───── GIVEN INFORMATION

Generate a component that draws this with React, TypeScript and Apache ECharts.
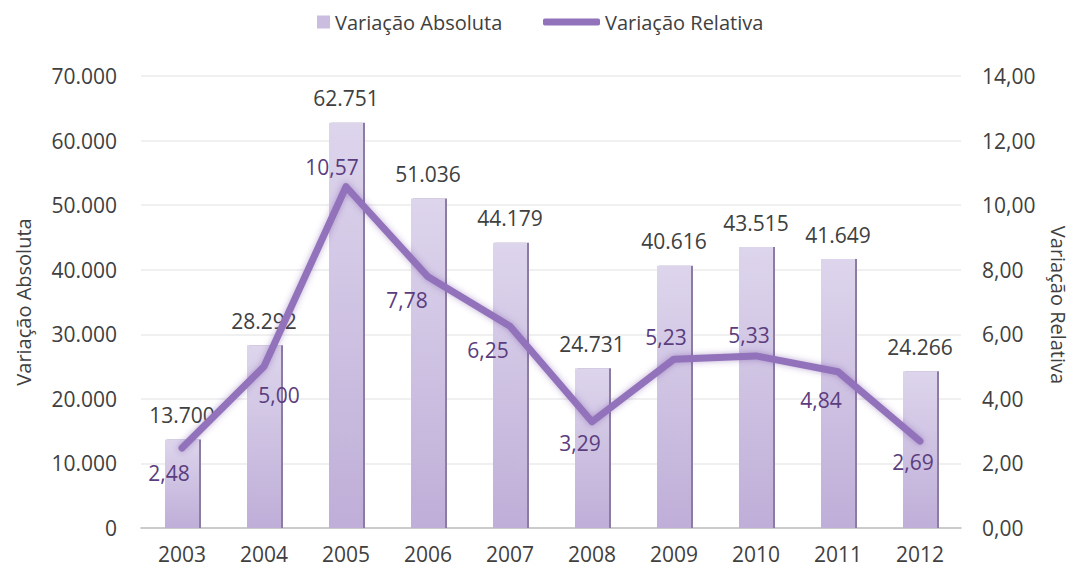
import React, { useEffect, useRef } from "react";
import * as echarts from "echarts";

const years = ["2003", "2004", "2005", "2006", "2007", "2008", "2009", "2010", "2011", "2012"];
const variacaoAbsoluta = [13700, 28292, 62751, 51036, 44179, 24731, 40616, 43515, 41649, 24266];
const variacaoRelativa = [2.48, 5.0, 10.57, 7.78, 6.25, 3.29, 5.23, 5.33, 4.84, 2.69];
const leftAxisTitle = "Variação Absoluta";
const rightAxisTitle = "Variação Relativa";
// label offsets (style only) for the relative-variation labels
const relLabelOffsets: [number, number][] = [
  [-13, 25], [15, 28], [-14, -20], [-21, 23], [-22, 24],
  [-12, 21], [-8, -22], [-7, -21], [-17, 28], [-7, 21],
];

const FONT = "Open Sans";
const TEXT = "#404040";
const FS = 21;

const fmtThousands = (v: number) => {
  const s = Math.round(v).toString();
  return s.replace(/\B(?=(\d{3})+(?!\d))/g, ".");
};
const fmtDec = (v: number) => v.toFixed(2).replace(".", ",");

export default function App() {
  const ref = useRef<HTMLDivElement>(null);
  useEffect(() => {
    if (!ref.current) return;
    const chart = echarts.init(ref.current, undefined, { renderer: "svg" });
    const barColor = new echarts.graphic.LinearGradient(0, 0, 0, 1, [
      { offset: 0, color: "#ddd5ec" },
      { offset: 1, color: "#bfaed8" },
    ]);
    chart.setOption({
      animation: false,
      textStyle: { fontFamily: FONT },
      legend: [
        {
          left: 317,
          top: 12,
          padding: 0,
          itemWidth: 13,
          itemHeight: 13,
          textStyle: { fontSize: 20, color: TEXT, fontFamily: FONT },
          data: [
            {
              name: leftAxisTitle,
              icon: "rect",
              itemStyle: { color: "#cbbde0", shadowBlur: 0, shadowOffsetX: 0, shadowColor: "transparent" },
            },
          ],
        },
        {
          left: 543,
          top: 12,
          padding: 0,
          itemWidth: 57,
          itemHeight: 7,
          textStyle: { fontSize: 20, color: TEXT, fontFamily: FONT },
          data: [
            {
              name: rightAxisTitle,
              icon: "roundRect",
              itemStyle: { color: "#9272ba", shadowBlur: 0, shadowColor: "transparent" },
            },
          ],
        },
      ],
      graphic: [
        {
          type: "text",
          x: 23,
          y: 302,
          rotation: Math.PI / 2,
          style: {
            text: leftAxisTitle,
            fill: TEXT,
            font: `20px "${FONT}"`,
            textAlign: "center",
            textVerticalAlign: "middle",
          },
        },
        {
          type: "text",
          x: 1058,
          y: 305,
          rotation: -Math.PI / 2,
          style: {
            text: rightAxisTitle,
            fill: TEXT,
            font: `20px "${FONT}"`,
            textAlign: "center",
            textVerticalAlign: "middle",
          },
        },
      ],
      grid: { left: 141, right: 112, top: 76, bottom: 41 },
      xAxis: {
        type: "category",
        data: years,
        axisLine: { lineStyle: { color: "#bfbfbf", width: 1.5 } },
        axisTick: { show: false },
        axisLabel: { color: TEXT, fontSize: FS, fontFamily: FONT, margin: 15 },
      },
      yAxis: [
        {
          type: "value",
          min: 0,
          max: 70000,
          interval: 10000,
          axisLine: { show: false },
          axisTick: { show: false },
          axisLabel: { color: TEXT, fontSize: FS, fontFamily: FONT, margin: 24, formatter: fmtThousands },
          splitLine: { lineStyle: { color: "#ebebeb", width: 1.5 } },
        },
        {
          type: "value",
          min: 0,
          max: 14,
          interval: 2,
          axisLine: { show: false },
          axisTick: { show: false },
          axisLabel: { color: TEXT, fontSize: FS, fontFamily: FONT, margin: 21, formatter: fmtDec },
          splitLine: { show: false },
        },
      ],
      series: [
        {
          name: leftAxisTitle,
          type: "bar",
          yAxisIndex: 0,
          data: variacaoAbsoluta,
          barWidth: 34,
          itemStyle: {
            color: barColor,
            shadowColor: "#8c7ca3",
            shadowOffsetX: 2,
            shadowBlur: 0,
          },
          label: {
            show: true,
            position: "top",
            distance: 14,
            color: TEXT,
            fontSize: FS,
            fontFamily: FONT,
            formatter: (p: any) => fmtThousands(p.value),
          },
        },
        {
          name: rightAxisTitle,
          type: "line",
          yAxisIndex: 1,
          data: variacaoRelativa.map((v, i) => ({
            value: v,
            label: { offset: relLabelOffsets[i] },
          })),
          symbol: "circle",
          symbolSize: 1,
          itemStyle: { color: "#9272ba" },
          lineStyle: {
            color: "#9272ba",
            width: 7,
            cap: "round",
            join: "round",
            shadowColor: "rgba(110,70,160,0.45)",
            shadowBlur: 6,
          },
          label: {
            show: true,
            position: "inside",
            color: "#5b3d7e",
            fontSize: FS,
            fontFamily: FONT,
            formatter: (p: any) => fmtDec(p.value),
          },
          z: 3,
        },
      ],
    });
    return () => chart.dispose();
  }, []);
  return <div ref={ref} style={{ width: 1073, height: 569, position: "absolute", left: 0, top: 0 }} />;
}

──────────

◆ WHAT NEEDS TO BE DONE
Please repeat exactly the data above from its first line to the line that contains "const FS = 21;", inclusive, and leave every picture out.

◆ FINISHED ANSWER
Generate a component that draws this with React, TypeScript and Apache ECharts.
import React, { useEffect, useRef } from "react";
import * as echarts from "echarts";

const years = ["2003", "2004", "2005", "2006", "2007", "2008", "2009", "2010", "2011", "2012"];
const variacaoAbsoluta = [13700, 28292, 62751, 51036, 44179, 24731, 40616, 43515, 41649, 24266];
const variacaoRelativa = [2.48, 5.0, 10.57, 7.78, 6.25, 3.29, 5.23, 5.33, 4.84, 2.69];
const leftAxisTitle = "Variação Absoluta";
const rightAxisTitle = "Variação Relativa";
// label offsets (style only) for the relative-variation labels
const relLabelOffsets: [number, number][] = [
  [-13, 25], [15, 28], [-14, -20], [-21, 23], [-22, 24],
  [-12, 21], [-8, -22], [-7, -21], [-17, 28], [-7, 21],
];

const FONT = "Open Sans";
const TEXT = "#404040";
const FS = 21;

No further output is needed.